== Data excerpt ==
┄┄┄┄┄┄

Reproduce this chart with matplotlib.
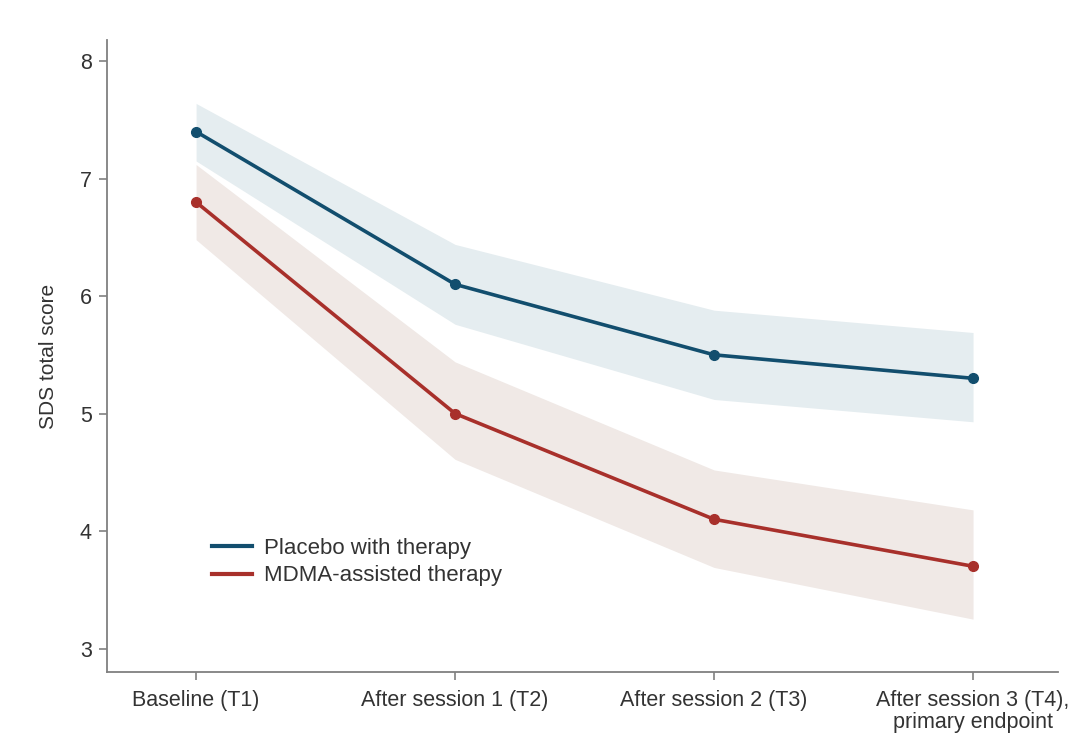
import matplotlib
matplotlib.use("Agg")
import matplotlib.pyplot as plt

categories = ["Baseline (T1)", "After session 1 (T2)", "After session 2 (T3)",
              "After session 3 (T4),\nprimary endpoint"]
placebo = [7.4, 6.1, 5.5, 5.3]
placebo_hi = [7.64, 6.44, 5.88, 5.69]
placebo_lo = [7.15, 5.76, 5.12, 4.93]
mdma = [6.8, 5.0, 4.1, 3.7]
mdma_hi = [7.12, 5.44, 4.52, 4.18]
mdma_lo = [6.48, 4.61, 3.69, 3.25]
yticks = [3, 4, 5, 6, 7, 8]

plt.rcParams['font.family'] = ['Liberation Sans', 'DejaVu Sans']

fig = plt.figure(figsize=(10.76, 7.36), dpi=100)
ax = fig.add_axes([107/1076, 1-672/736, (1058-107)/1076, (672-40)/736])

x = list(range(len(categories)))
blue = "#124e6e"
red = "#a8302b"
ax.fill_between(x, placebo_lo, placebo_hi, color="#e5edf0", lw=0, zorder=1)
ax.fill_between(x, mdma_lo, mdma_hi, color="#f0e9e6", lw=0, zorder=1)
ax.plot(x, placebo, color=blue, lw=2.6, marker="o", ms=7, label="Placebo with therapy", zorder=3)
ax.plot(x, mdma, color=red, lw=2.6, marker="o", ms=7, label="MDMA-assisted therapy", zorder=3)

ax.set_xlim(-0.344, 3.328)
ax.set_ylim(2.80, 8.18)
ax.set_yticks(yticks)
ax.set_xticks(x)
ax.set_xticklabels(categories, linespacing=1.05)
for s in ["top", "right"]:
    ax.spines[s].set_visible(False)
for s in ["left", "bottom"]:
    ax.spines[s].set_color("#808080")
    ax.spines[s].set_linewidth(1.3)
ax.tick_params(axis="both", colors="#808080", labelcolor="#333333", labelsize=15.5, length=6, width=1.2)
ax.tick_params(axis="y", pad=5)
ax.tick_params(axis="x", pad=7)
ax.set_ylabel("SDS total score", fontsize=15, color="#333333", labelpad=16)

leg = ax.legend(loc="center left", bbox_to_anchor=(0.110, 0.174), frameon=False, fontsize=16,
                handlelength=1.8, handletextpad=0.55, labelspacing=0.3,
                borderaxespad=0, borderpad=0)
for h in leg.legend_handles:
    h.set_marker("")
    h.set_linewidth(3)
for t in leg.get_texts():
    t.set_color("#333333")

fig.savefig("out.png", dpi=100)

┄┄┄┄┄┄

== Task brief ==
Go from the first line of the listing to the line holding "1-672/736, (1058-107)/1076, (672-40)/736])" and, please, transcribe those lines exactly, both included, with no pictures.

== Response to the task ==
Reproduce this chart with matplotlib.
import matplotlib
matplotlib.use("Agg")
import matplotlib.pyplot as plt

categories = ["Baseline (T1)", "After session 1 (T2)", "After session 2 (T3)",
              "After session 3 (T4),\nprimary endpoint"]
placebo = [7.4, 6.1, 5.5, 5.3]
placebo_hi = [7.64, 6.44, 5.88, 5.69]
placebo_lo = [7.15, 5.76, 5.12, 4.93]
mdma = [6.8, 5.0, 4.1, 3.7]
mdma_hi = [7.12, 5.44, 4.52, 4.18]
mdma_lo = [6.48, 4.61, 3.69, 3.25]
yticks = [3, 4, 5, 6, 7, 8]

plt.rcParams['font.family'] = ['Liberation Sans', 'DejaVu Sans']

fig = plt.figure(figsize=(10.76, 7.36), dpi=100)
ax = fig.add_axes([107/1076, 1-672/736, (1058-107)/1076, (672-40)/736])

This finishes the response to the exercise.